Aim:
Repeat the material below word for word and leave out all pictures.

Data segment:
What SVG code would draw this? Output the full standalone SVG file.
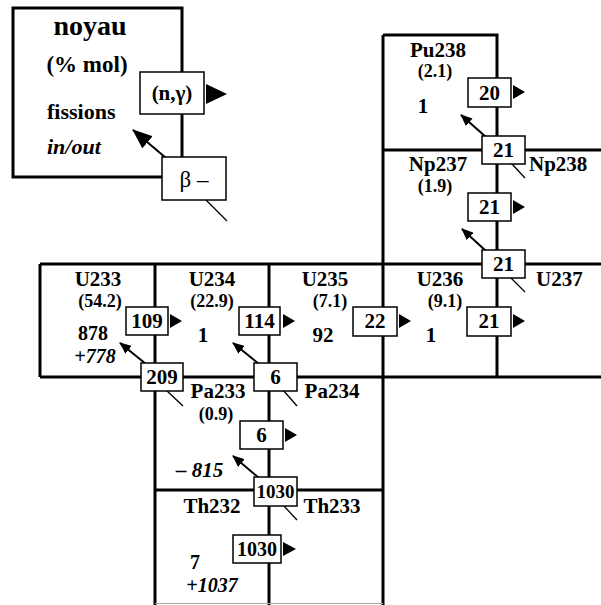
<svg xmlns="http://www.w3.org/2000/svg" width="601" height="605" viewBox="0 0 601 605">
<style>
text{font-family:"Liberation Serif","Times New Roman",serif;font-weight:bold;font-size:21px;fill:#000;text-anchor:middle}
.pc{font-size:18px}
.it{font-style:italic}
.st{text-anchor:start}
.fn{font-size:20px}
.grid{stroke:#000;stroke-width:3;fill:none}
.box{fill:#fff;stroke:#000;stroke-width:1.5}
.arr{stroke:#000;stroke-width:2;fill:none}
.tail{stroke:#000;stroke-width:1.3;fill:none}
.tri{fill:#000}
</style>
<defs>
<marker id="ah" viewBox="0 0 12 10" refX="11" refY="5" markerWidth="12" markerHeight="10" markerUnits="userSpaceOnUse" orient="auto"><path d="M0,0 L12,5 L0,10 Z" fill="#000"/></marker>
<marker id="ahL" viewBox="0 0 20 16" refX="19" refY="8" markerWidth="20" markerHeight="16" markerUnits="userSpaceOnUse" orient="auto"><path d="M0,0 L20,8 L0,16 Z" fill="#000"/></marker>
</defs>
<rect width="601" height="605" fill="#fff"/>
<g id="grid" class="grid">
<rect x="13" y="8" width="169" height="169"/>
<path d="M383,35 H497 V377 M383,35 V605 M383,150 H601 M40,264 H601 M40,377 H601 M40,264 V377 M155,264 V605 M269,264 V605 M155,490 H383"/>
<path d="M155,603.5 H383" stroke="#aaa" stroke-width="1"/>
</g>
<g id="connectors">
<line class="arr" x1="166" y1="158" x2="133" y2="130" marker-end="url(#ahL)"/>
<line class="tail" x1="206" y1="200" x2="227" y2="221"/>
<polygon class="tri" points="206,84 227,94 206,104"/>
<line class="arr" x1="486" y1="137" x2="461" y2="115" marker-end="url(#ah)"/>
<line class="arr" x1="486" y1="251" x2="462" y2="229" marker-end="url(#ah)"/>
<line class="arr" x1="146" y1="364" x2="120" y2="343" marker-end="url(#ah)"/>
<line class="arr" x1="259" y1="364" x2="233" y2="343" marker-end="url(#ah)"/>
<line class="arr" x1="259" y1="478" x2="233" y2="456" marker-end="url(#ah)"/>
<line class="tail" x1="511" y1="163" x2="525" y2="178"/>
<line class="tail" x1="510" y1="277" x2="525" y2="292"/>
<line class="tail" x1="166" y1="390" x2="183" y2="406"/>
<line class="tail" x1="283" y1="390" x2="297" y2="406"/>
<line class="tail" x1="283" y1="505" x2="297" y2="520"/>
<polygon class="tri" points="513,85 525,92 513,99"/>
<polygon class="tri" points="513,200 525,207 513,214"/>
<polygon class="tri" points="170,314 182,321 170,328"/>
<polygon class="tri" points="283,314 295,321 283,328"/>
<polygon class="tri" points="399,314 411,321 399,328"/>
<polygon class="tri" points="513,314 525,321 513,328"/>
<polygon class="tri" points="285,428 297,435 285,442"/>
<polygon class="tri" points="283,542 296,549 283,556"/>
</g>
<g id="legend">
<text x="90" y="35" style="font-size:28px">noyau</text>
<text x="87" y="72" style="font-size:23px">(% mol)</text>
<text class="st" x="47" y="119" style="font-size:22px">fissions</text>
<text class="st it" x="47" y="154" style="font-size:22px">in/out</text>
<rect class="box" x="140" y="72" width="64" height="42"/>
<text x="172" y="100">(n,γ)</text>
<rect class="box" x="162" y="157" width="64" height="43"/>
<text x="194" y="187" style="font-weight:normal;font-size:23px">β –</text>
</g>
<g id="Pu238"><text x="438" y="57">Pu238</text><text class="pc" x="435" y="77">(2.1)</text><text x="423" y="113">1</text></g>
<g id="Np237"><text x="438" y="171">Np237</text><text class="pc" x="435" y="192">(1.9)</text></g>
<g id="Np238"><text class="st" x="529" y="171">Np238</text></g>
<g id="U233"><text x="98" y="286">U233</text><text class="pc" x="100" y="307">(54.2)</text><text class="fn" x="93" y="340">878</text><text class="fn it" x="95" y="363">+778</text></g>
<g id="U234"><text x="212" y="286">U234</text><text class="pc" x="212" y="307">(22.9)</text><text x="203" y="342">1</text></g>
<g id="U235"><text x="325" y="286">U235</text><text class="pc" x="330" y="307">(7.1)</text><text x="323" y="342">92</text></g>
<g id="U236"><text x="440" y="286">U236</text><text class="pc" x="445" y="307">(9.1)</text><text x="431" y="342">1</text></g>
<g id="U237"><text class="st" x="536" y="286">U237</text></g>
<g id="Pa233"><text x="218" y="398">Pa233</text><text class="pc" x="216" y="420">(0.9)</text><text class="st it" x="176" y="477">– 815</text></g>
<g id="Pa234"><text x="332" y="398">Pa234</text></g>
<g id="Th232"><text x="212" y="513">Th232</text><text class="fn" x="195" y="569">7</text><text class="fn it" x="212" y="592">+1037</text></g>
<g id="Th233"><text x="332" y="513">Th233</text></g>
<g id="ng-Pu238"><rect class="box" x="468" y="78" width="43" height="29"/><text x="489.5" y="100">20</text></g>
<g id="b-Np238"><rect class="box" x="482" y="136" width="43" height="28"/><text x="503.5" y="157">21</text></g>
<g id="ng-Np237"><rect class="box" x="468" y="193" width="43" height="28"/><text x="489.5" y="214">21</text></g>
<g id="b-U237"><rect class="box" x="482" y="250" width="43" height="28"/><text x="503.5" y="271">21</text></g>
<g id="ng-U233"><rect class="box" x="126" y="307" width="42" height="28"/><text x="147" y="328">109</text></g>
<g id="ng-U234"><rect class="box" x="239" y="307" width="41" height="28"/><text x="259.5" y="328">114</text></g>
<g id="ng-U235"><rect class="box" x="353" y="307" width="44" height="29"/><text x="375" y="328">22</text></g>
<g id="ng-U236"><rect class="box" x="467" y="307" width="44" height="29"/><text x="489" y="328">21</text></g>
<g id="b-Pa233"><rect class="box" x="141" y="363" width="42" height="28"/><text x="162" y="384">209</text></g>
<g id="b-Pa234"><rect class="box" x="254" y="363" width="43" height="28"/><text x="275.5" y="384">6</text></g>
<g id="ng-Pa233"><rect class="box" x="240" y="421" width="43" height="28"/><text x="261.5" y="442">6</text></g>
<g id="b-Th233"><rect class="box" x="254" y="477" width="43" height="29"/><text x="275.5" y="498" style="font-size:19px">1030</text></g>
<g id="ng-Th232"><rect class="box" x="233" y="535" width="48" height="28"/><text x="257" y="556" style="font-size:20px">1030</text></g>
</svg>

Result:
What SVG code would draw this? Output the full standalone SVG file.
<svg xmlns="http://www.w3.org/2000/svg" width="601" height="605" viewBox="0 0 601 605">
<style>
text{font-family:"Liberation Serif","Times New Roman",serif;font-weight:bold;font-size:21px;fill:#000;text-anchor:middle}
.pc{font-size:18px}
.it{font-style:italic}
.st{text-anchor:start}
.fn{font-size:20px}
.grid{stroke:#000;stroke-width:3;fill:none}
.box{fill:#fff;stroke:#000;stroke-width:1.5}
.arr{stroke:#000;stroke-width:2;fill:none}
.tail{stroke:#000;stroke-width:1.3;fill:none}
.tri{fill:#000}
</style>
<defs>
<marker id="ah" viewBox="0 0 12 10" refX="11" refY="5" markerWidth="12" markerHeight="10" markerUnits="userSpaceOnUse" orient="auto"><path d="M0,0 L12,5 L0,10 Z" fill="#000"/></marker>
<marker id="ahL" viewBox="0 0 20 16" refX="19" refY="8" markerWidth="20" markerHeight="16" markerUnits="userSpaceOnUse" orient="auto"><path d="M0,0 L20,8 L0,16 Z" fill="#000"/></marker>
</defs>
<rect width="601" height="605" fill="#fff"/>
<g id="grid" class="grid">
<rect x="13" y="8" width="169" height="169"/>
<path d="M383,35 H497 V377 M383,35 V605 M383,150 H601 M40,264 H601 M40,377 H601 M40,264 V377 M155,264 V605 M269,264 V605 M155,490 H383"/>
<path d="M155,603.5 H383" stroke="#aaa" stroke-width="1"/>
</g>
<g id="connectors">
<line class="arr" x1="166" y1="158" x2="133" y2="130" marker-end="url(#ahL)"/>
<line class="tail" x1="206" y1="200" x2="227" y2="221"/>
<polygon class="tri" points="206,84 227,94 206,104"/>
<line class="arr" x1="486" y1="137" x2="461" y2="115" marker-end="url(#ah)"/>
<line class="arr" x1="486" y1="251" x2="462" y2="229" marker-end="url(#ah)"/>
<line class="arr" x1="146" y1="364" x2="120" y2="343" marker-end="url(#ah)"/>
<line class="arr" x1="259" y1="364" x2="233" y2="343" marker-end="url(#ah)"/>
<line class="arr" x1="259" y1="478" x2="233" y2="456" marker-end="url(#ah)"/>
<line class="tail" x1="511" y1="163" x2="525" y2="178"/>
<line class="tail" x1="510" y1="277" x2="525" y2="292"/>
<line class="tail" x1="166" y1="390" x2="183" y2="406"/>
<line class="tail" x1="283" y1="390" x2="297" y2="406"/>
<line class="tail" x1="283" y1="505" x2="297" y2="520"/>
<polygon class="tri" points="513,85 525,92 513,99"/>
<polygon class="tri" points="513,200 525,207 513,214"/>
<polygon class="tri" points="170,314 182,321 170,328"/>
<polygon class="tri" points="283,314 295,321 283,328"/>
<polygon class="tri" points="399,314 411,321 399,328"/>
<polygon class="tri" points="513,314 525,321 513,328"/>
<polygon class="tri" points="285,428 297,435 285,442"/>
<polygon class="tri" points="283,542 296,549 283,556"/>
</g>
<g id="legend">
<text x="90" y="35" style="font-size:28px">noyau</text>
<text x="87" y="72" style="font-size:23px">(% mol)</text>
<text class="st" x="47" y="119" style="font-size:22px">fissions</text>
<text class="st it" x="47" y="154" style="font-size:22px">in/out</text>
<rect class="box" x="140" y="72" width="64" height="42"/>
<text x="172" y="100">(n,γ)</text>
<rect class="box" x="162" y="157" width="64" height="43"/>
<text x="194" y="187" style="font-weight:normal;font-size:23px">β –</text>
</g>
<g id="Pu238"><text x="438" y="57">Pu238</text><text class="pc" x="435" y="77">(2.1)</text><text x="423" y="113">1</text></g>
<g id="Np237"><text x="438" y="171">Np237</text><text class="pc" x="435" y="192">(1.9)</text></g>
<g id="Np238"><text class="st" x="529" y="171">Np238</text></g>
<g id="U233"><text x="98" y="286">U233</text><text class="pc" x="100" y="307">(54.2)</text><text class="fn" x="93" y="340">878</text><text class="fn it" x="95" y="363">+778</text></g>
<g id="U234"><text x="212" y="286">U234</text><text class="pc" x="212" y="307">(22.9)</text><text x="203" y="342">1</text></g>
<g id="U235"><text x="325" y="286">U235</text><text class="pc" x="330" y="307">(7.1)</text><text x="323" y="342">92</text></g>
<g id="U236"><text x="440" y="286">U236</text><text class="pc" x="445" y="307">(9.1)</text><text x="431" y="342">1</text></g>
<g id="U237"><text class="st" x="536" y="286">U237</text></g>
<g id="Pa233"><text x="218" y="398">Pa233</text><text class="pc" x="216" y="420">(0.9)</text><text class="st it" x="176" y="477">– 815</text></g>
<g id="Pa234"><text x="332" y="398">Pa234</text></g>
<g id="Th232"><text x="212" y="513">Th232</text><text class="fn" x="195" y="569">7</text><text class="fn it" x="212" y="592">+1037</text></g>
<g id="Th233"><text x="332" y="513">Th233</text></g>
<g id="ng-Pu238"><rect class="box" x="468" y="78" width="43" height="29"/><text x="489.5" y="100">20</text></g>
<g id="b-Np238"><rect class="box" x="482" y="136" width="43" height="28"/><text x="503.5" y="157">21</text></g>
<g id="ng-Np237"><rect class="box" x="468" y="193" width="43" height="28"/><text x="489.5" y="214">21</text></g>
<g id="b-U237"><rect class="box" x="482" y="250" width="43" height="28"/><text x="503.5" y="271">21</text></g>
<g id="ng-U233"><rect class="box" x="126" y="307" width="42" height="28"/><text x="147" y="328">109</text></g>
<g id="ng-U234"><rect class="box" x="239" y="307" width="41" height="28"/><text x="259.5" y="328">114</text></g>
<g id="ng-U235"><rect class="box" x="353" y="307" width="44" height="29"/><text x="375" y="328">22</text></g>
<g id="ng-U236"><rect class="box" x="467" y="307" width="44" height="29"/><text x="489" y="328">21</text></g>
<g id="b-Pa233"><rect class="box" x="141" y="363" width="42" height="28"/><text x="162" y="384">209</text></g>
<g id="b-Pa234"><rect class="box" x="254" y="363" width="43" height="28"/><text x="275.5" y="384">6</text></g>
<g id="ng-Pa233"><rect class="box" x="240" y="421" width="43" height="28"/><text x="261.5" y="442">6</text></g>
<g id="b-Th233"><rect class="box" x="254" y="477" width="43" height="29"/><text x="275.5" y="498" style="font-size:19px">1030</text></g>
<g id="ng-Th232"><rect class="box" x="233" y="535" width="48" height="28"/><text x="257" y="556" style="font-size:20px">1030</text></g>
</svg>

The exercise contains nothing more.